• Set problem:
Every line below should be copied exactly; drop the pictures.

• Collected data:
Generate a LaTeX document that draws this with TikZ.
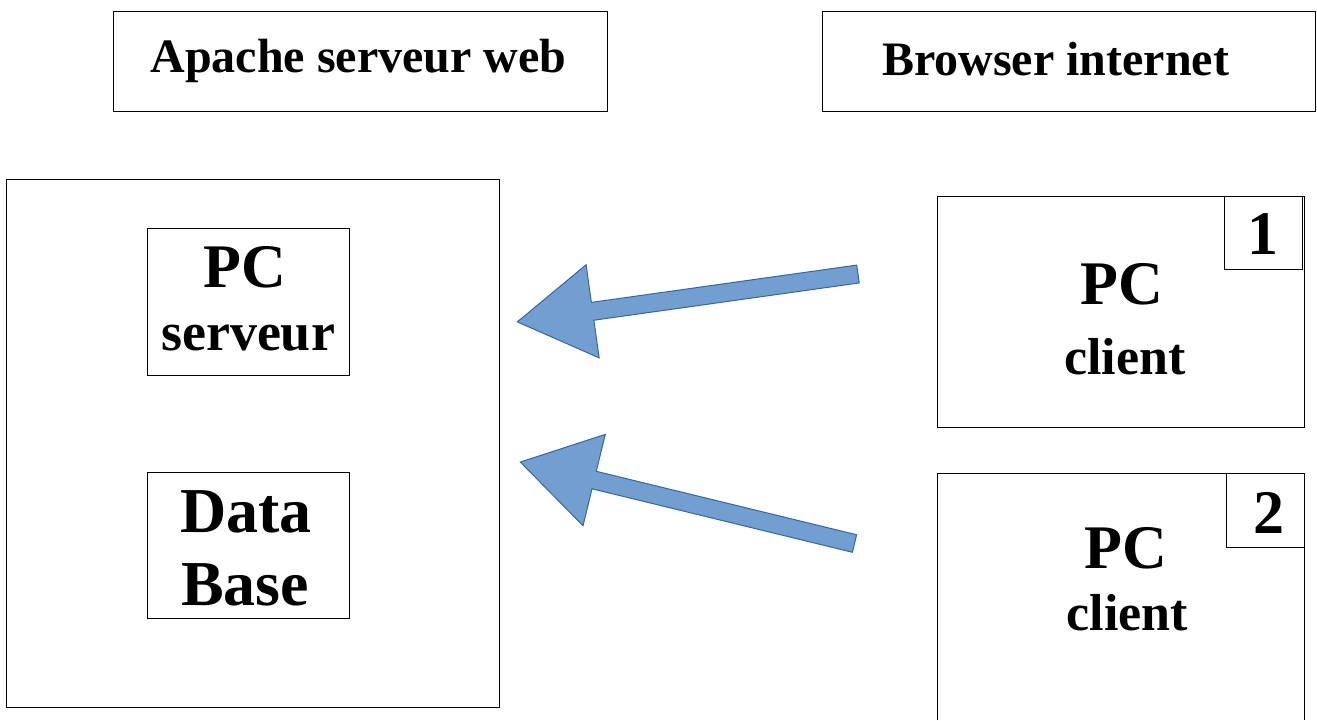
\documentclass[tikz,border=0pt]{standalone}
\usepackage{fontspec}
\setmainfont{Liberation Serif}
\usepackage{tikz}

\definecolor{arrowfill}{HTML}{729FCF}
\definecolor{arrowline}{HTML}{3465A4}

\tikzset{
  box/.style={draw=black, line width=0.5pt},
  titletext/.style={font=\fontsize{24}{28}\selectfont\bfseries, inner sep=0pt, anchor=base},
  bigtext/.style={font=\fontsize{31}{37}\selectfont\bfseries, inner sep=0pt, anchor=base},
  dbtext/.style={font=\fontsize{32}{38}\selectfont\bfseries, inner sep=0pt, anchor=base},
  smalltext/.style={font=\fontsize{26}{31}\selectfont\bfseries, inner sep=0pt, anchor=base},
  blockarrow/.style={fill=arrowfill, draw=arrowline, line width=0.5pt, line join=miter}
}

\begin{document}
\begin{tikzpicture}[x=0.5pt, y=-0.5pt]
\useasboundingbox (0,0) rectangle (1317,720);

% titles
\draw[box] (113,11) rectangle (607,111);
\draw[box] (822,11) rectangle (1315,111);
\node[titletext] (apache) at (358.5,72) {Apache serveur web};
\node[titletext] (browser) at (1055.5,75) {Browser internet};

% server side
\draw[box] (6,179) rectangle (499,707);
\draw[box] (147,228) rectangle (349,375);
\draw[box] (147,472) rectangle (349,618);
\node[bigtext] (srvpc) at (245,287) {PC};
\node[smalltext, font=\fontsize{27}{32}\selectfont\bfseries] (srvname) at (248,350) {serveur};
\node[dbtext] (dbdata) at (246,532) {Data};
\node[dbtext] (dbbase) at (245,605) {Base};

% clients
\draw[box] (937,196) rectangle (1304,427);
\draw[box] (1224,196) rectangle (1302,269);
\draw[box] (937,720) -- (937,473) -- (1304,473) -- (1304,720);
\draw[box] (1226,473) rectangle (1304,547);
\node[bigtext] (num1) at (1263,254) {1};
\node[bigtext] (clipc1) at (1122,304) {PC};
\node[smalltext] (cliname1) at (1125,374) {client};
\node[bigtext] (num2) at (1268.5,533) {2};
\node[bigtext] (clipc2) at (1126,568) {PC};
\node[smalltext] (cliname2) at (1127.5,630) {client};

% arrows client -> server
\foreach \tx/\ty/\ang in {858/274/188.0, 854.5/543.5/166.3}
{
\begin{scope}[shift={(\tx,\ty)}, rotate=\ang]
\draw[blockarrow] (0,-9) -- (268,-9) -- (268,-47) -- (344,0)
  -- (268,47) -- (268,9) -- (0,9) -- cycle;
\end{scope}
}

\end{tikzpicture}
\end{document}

• Response to this exercise:
Generate a LaTeX document that draws this with TikZ.
\documentclass[tikz,border=0pt]{standalone}
\usepackage{fontspec}
\setmainfont{Liberation Serif}
\usepackage{tikz}

\definecolor{arrowfill}{HTML}{729FCF}
\definecolor{arrowline}{HTML}{3465A4}

\tikzset{
  box/.style={draw=black, line width=0.5pt},
  titletext/.style={font=\fontsize{24}{28}\selectfont\bfseries, inner sep=0pt, anchor=base},
  bigtext/.style={font=\fontsize{31}{37}\selectfont\bfseries, inner sep=0pt, anchor=base},
  dbtext/.style={font=\fontsize{32}{38}\selectfont\bfseries, inner sep=0pt, anchor=base},
  smalltext/.style={font=\fontsize{26}{31}\selectfont\bfseries, inner sep=0pt, anchor=base},
  blockarrow/.style={fill=arrowfill, draw=arrowline, line width=0.5pt, line join=miter}
}

\begin{document}
\begin{tikzpicture}[x=0.5pt, y=-0.5pt]
\useasboundingbox (0,0) rectangle (1317,720);

% titles
\draw[box] (113,11) rectangle (607,111);
\draw[box] (822,11) rectangle (1315,111);
\node[titletext] (apache) at (358.5,72) {Apache serveur web};
\node[titletext] (browser) at (1055.5,75) {Browser internet};

% server side
\draw[box] (6,179) rectangle (499,707);
\draw[box] (147,228) rectangle (349,375);
\draw[box] (147,472) rectangle (349,618);
\node[bigtext] (srvpc) at (245,287) {PC};
\node[smalltext, font=\fontsize{27}{32}\selectfont\bfseries] (srvname) at (248,350) {serveur};
\node[dbtext] (dbdata) at (246,532) {Data};
\node[dbtext] (dbbase) at (245,605) {Base};

% clients
\draw[box] (937,196) rectangle (1304,427);
\draw[box] (1224,196) rectangle (1302,269);
\draw[box] (937,720) -- (937,473) -- (1304,473) -- (1304,720);
\draw[box] (1226,473) rectangle (1304,547);
\node[bigtext] (num1) at (1263,254) {1};
\node[bigtext] (clipc1) at (1122,304) {PC};
\node[smalltext] (cliname1) at (1125,374) {client};
\node[bigtext] (num2) at (1268.5,533) {2};
\node[bigtext] (clipc2) at (1126,568) {PC};
\node[smalltext] (cliname2) at (1127.5,630) {client};

% arrows client -> server
\foreach \tx/\ty/\ang in {858/274/188.0, 854.5/543.5/166.3}
{
\begin{scope}[shift={(\tx,\ty)}, rotate=\ang]
\draw[blockarrow] (0,-9) -- (268,-9) -- (268,-47) -- (344,0)
  -- (268,47) -- (268,9) -- (0,9) -- cycle;
\end{scope}
}

\end{tikzpicture}
\end{document}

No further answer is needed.